As it happens, the lumber company will be situated very near the former site of Silver Falls Timber Company, which reigned as one of the largest sawmills in the Pacific Northwest from the 1920s to 50s, exporting lumber and driving the local economy. The neighborhood’s nickname “Mill Town” remains.

Mill Town Pub, across the street from the Universal site, operates where Bolester’s, the old company store once stood. With the planned parking lot improvements owner Sue Countryman is looking forward to a nice view from the restaurant.

“Mill Town Pub has struggled since Champion and Redman Homes went out,” Palmer said. “I know Sue is thrilled. That’s another local business we save on top of adding one.”

“We’re looking forward to Universal Forest Product filling that gap when they open and hope we appeal to the workers there,” said Countryman who’s owned the building for 16 years. “We’re located on a dead end street; many people tell us they didn’t know we were here. I’m looking forward to more traffic going by.”

The restaurant features a $5 menu for breakfast, lunch and dinner.

For Palmer, in her 13th year as chamber director, it’s been a long time coming to have a business relocate in Silverton.

“We get lots of people coming into town and you spend a lot of time and energy going through the process with them and then they go away, many just using you for leverage against another community,” Palmer said. “It has been really exciting to have a successful outcome, especially knowing the impact it will have on our community.

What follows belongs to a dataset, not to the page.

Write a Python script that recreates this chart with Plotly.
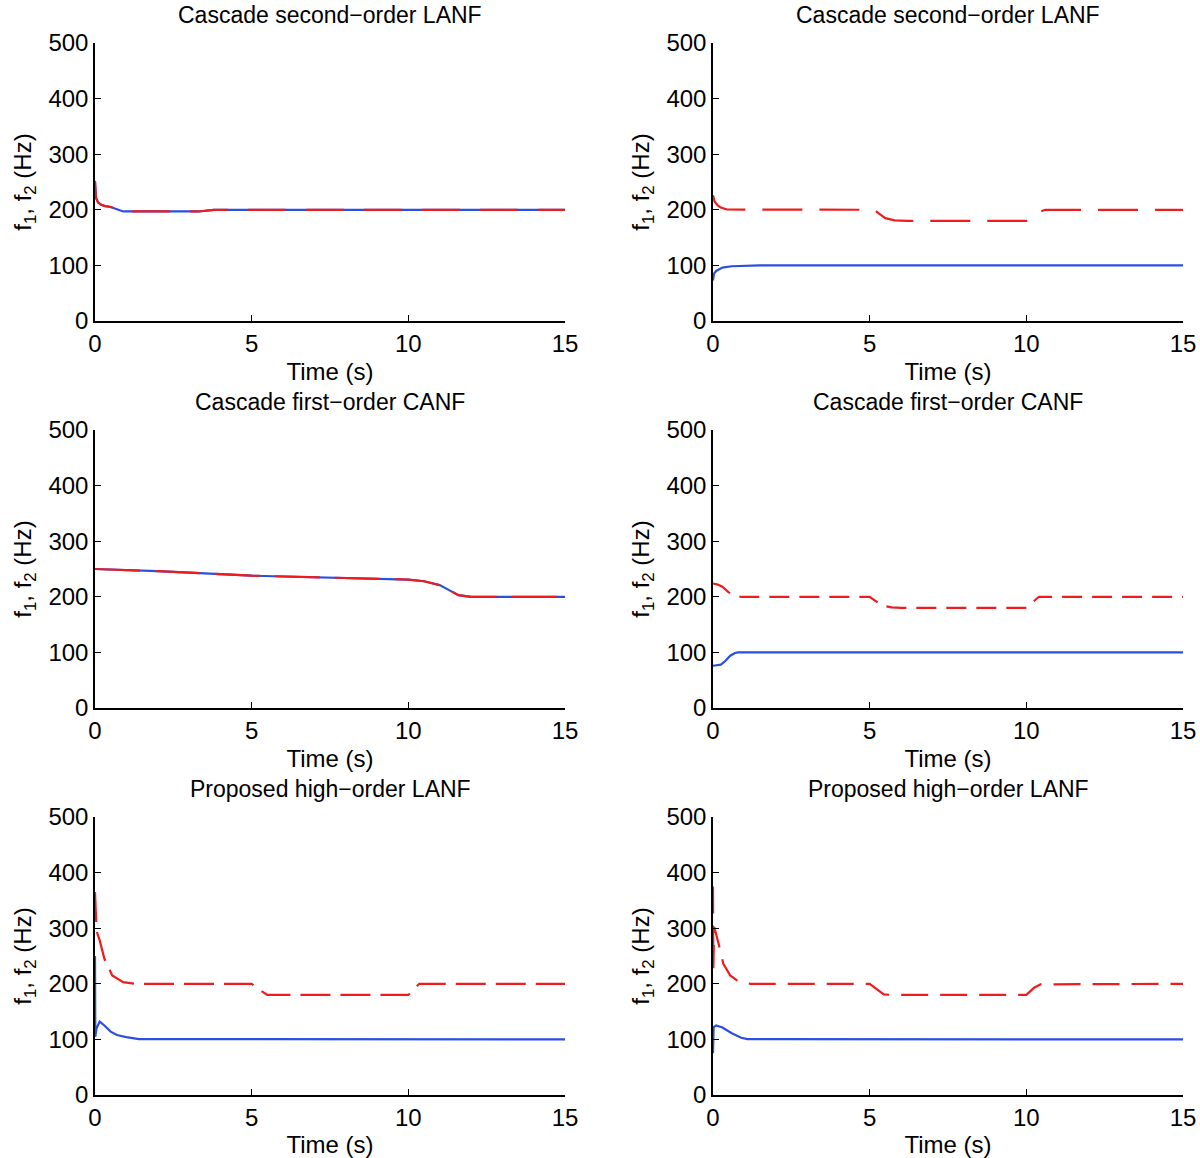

“We’re not on I-5; we don’t have tons of open land waiting for people and we have a few little hiccups when it comes to the fact that we have an industrial park next to a neighborhood,” she said, “but when it comes to somebody that fits, we’ll bend over backwards to do anything we can to get them here.”

Universal Forest Products joins Diana Foods, Frey-Moss Structures and Voyager Components in the 88-acre Silverton Industrial Park on the northwest end of Silverton off Highway 214 and Hobart Road.